Satin Dolls, pictured right before <em>The Sopranos</em> season premiere in 2007.
Satin Dolls, pictured right before The Sopranos season premiere in 2007. Luis Pérez / CC BY 2.0

Tony Soprano, the lead in HBO’s early 2000s mob drama, The Sopranos, spent much of his time wheeling and dealing at Bada Bing!, a New Jersey strip club. The fictional club that served as Soprano’s place of business and pleasure actually exists in present-day Lodi, New Jersey: It’s a club called Satin Dolls.

Bada Bing! and Satin Dolls bear more than a physical resemblance, though. The real club has now been ordered to cease live entertainment, and either sell or transfer its liquor licenses, because of their alleged noncompliance with a previous consent order. The news comes at the behest of New Jersey Attorney General Christopher S. Porrino, along with the Division of Alcohol Beverage Control, who have been investigating Satin Dolls and another club, A.J.’s Gentleman’s Club, for the past six years (they’re both owned by members of the Cardinalle family).

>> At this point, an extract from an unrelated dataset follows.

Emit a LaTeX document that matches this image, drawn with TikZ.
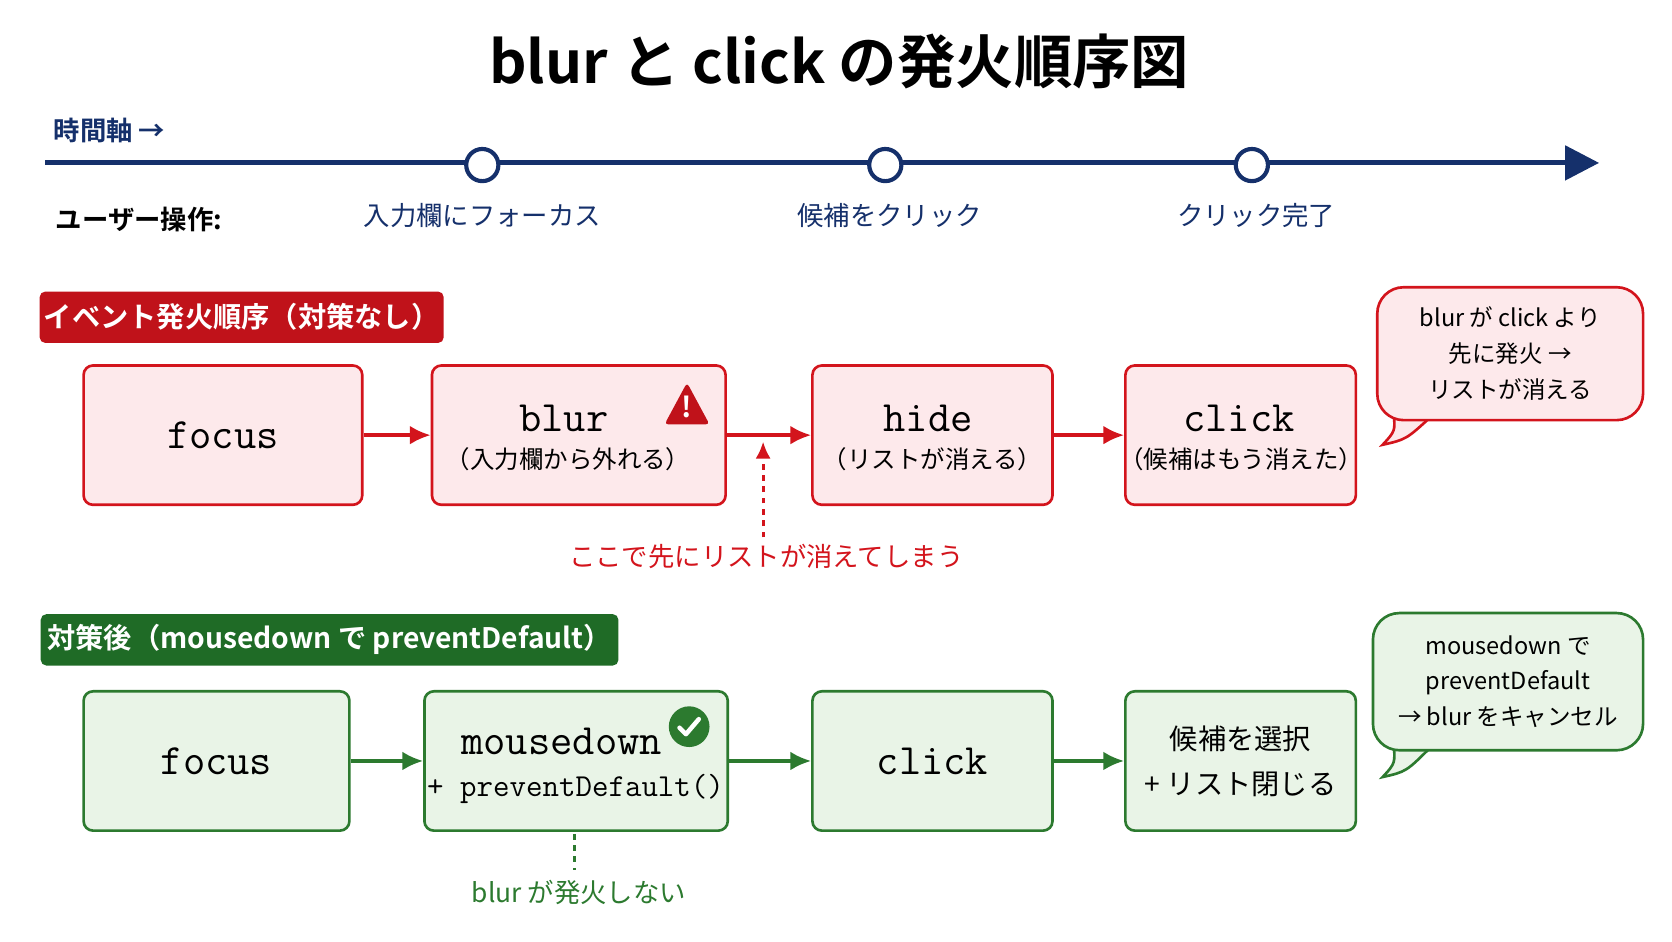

In a statement released last week, officials confirmed that one Anthony Cardinalle was “criminally disqualified from maintaining involvement with the clubs’ operations,” likely because of his rap sheet, which involves racketeering conspiracy and conspiracy to commit extortion. Yet Cardinalle remained involved.

What’s more, authorities allege that “the owners failed to account for large amounts of cash flowing in and out of the businesses,” which, for Anthony Cardinalle, is history repeating itself. He pled guilty to federal income tax evasion in 1995, on the grounds of not reporting cash payments from various gentlemen’s clubs that he had undisclosed interests in. If his mob ties weren’t explicit enough, Cardinalle was indicted for his involvement in a waste-disposal conspiracy with the Genovese crime family in 2013.

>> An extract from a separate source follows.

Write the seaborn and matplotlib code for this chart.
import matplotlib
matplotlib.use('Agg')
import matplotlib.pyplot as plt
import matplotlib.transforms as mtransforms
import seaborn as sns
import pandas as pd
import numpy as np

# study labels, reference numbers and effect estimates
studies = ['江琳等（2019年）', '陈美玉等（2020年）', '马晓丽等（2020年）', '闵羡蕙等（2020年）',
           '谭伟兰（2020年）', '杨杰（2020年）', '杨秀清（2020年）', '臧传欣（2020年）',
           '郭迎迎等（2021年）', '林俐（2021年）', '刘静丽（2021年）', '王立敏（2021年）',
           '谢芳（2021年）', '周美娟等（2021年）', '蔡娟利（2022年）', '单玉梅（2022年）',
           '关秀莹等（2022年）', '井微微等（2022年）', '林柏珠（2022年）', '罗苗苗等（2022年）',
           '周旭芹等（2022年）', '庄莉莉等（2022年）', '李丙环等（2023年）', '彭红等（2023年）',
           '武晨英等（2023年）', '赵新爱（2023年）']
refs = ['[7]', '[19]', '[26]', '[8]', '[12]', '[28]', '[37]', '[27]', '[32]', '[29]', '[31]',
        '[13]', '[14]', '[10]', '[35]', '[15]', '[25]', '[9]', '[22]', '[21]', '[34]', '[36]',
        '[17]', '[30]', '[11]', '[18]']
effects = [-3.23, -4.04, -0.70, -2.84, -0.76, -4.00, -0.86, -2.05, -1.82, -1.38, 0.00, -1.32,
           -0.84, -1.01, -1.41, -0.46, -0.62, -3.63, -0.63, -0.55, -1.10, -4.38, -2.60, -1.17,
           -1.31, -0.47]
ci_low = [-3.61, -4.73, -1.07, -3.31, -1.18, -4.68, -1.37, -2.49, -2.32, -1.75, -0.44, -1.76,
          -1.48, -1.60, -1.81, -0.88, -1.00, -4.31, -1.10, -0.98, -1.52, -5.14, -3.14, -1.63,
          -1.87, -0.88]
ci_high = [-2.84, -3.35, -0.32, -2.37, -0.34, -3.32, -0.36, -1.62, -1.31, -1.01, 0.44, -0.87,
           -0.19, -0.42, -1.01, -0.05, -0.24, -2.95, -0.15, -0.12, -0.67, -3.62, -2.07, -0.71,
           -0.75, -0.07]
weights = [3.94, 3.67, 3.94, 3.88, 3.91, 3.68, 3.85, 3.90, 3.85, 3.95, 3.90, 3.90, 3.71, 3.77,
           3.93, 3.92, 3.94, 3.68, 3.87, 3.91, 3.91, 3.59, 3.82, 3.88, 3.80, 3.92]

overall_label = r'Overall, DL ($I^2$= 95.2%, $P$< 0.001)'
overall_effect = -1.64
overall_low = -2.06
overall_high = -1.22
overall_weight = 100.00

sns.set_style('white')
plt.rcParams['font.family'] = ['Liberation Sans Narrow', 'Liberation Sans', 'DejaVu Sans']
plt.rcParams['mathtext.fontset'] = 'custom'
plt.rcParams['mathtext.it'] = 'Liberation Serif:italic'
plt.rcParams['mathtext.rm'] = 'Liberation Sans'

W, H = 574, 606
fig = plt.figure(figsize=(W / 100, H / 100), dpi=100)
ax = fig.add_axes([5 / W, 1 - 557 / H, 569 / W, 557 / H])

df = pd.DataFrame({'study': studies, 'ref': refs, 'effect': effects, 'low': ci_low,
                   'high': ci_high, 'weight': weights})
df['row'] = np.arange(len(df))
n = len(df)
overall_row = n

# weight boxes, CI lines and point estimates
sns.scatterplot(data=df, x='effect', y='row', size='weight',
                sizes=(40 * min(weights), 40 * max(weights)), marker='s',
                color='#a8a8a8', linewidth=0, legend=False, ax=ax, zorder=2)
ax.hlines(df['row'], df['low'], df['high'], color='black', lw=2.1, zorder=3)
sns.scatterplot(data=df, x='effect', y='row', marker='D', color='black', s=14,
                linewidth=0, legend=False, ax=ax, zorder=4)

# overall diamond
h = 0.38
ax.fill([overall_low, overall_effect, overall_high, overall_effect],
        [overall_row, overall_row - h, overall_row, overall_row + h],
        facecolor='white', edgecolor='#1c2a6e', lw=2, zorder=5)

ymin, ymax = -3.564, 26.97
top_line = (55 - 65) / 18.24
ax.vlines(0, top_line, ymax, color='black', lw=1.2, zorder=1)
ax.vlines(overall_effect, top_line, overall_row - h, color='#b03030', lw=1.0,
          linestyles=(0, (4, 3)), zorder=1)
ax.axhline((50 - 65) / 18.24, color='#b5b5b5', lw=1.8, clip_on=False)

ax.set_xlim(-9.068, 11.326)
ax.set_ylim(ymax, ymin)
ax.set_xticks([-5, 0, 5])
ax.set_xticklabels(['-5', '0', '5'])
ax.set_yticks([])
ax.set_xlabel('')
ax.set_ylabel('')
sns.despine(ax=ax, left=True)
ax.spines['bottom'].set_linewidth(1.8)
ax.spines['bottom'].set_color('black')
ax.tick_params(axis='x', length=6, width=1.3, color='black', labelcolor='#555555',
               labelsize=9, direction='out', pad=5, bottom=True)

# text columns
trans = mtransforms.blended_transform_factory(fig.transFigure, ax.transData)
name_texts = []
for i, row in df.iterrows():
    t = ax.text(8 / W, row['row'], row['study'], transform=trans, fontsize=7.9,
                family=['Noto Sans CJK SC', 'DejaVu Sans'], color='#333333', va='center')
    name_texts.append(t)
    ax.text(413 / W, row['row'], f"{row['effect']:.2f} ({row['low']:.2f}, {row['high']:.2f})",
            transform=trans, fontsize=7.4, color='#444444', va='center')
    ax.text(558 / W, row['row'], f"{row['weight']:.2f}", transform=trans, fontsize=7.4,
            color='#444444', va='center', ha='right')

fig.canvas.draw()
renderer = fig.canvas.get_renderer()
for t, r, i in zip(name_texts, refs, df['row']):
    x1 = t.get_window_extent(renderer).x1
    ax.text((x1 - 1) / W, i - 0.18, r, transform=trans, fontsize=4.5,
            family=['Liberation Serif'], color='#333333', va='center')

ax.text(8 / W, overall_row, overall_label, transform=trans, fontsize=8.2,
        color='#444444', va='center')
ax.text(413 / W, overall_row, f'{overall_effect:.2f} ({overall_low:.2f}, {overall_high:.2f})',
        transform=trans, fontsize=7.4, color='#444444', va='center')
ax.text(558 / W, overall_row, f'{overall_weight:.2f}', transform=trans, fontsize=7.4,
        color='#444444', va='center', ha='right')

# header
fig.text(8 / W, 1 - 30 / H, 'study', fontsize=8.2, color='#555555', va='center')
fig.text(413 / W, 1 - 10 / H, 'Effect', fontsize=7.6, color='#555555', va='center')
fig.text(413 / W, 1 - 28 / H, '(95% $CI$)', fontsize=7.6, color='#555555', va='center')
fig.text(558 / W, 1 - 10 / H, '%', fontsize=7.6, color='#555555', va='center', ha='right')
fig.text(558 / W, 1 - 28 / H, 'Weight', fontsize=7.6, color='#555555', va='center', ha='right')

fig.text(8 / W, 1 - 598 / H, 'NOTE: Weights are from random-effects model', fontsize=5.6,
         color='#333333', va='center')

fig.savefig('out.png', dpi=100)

This isn’t the first of Satin Doll’s woes. In 2011, a consent order mandated that Luceen Cardinalle, Anthony’s wife and the person listed as the shareholder of both establishments, hand off the liquor licenses to Loren, their daughter. Loren had been ordered to transfer both licenses to a third party at the end of 2015, but asked for permission to hold both of them. She requested permission to continue to hold the licenses, and was granted several extensions (the latest one was set for September 2017). It didn’t help matters that in May 2017, authorities slapped the family with a Notice of Charges for criminal solicitation for prostitution and lewd activity, which happened on the premises.

“The Cardinalles may have wanted to keep the business in the family, but that’s not how it works. Their continued flouting of Alcoholic Beverage Control laws cannot and will not be tolerated,” Attorney General Porrino said in a statement. “Illegal activity was glorified at the ‘Bada Bing’ in the fictional world of Tony Soprano, but it has no place in modern-day New Jersey. It’s time to shut it down.”

Still, it’s impressive that the very club central to a television series about a crime family in the Garden State got nabbed for something related to mafia activities—especially since a huge proportion of Satin Dolls visitors are die-hard Sopranos fans. While there’s something to be said for existing right under someone’s nose, this is something else. Bada bing, bada boom indeed.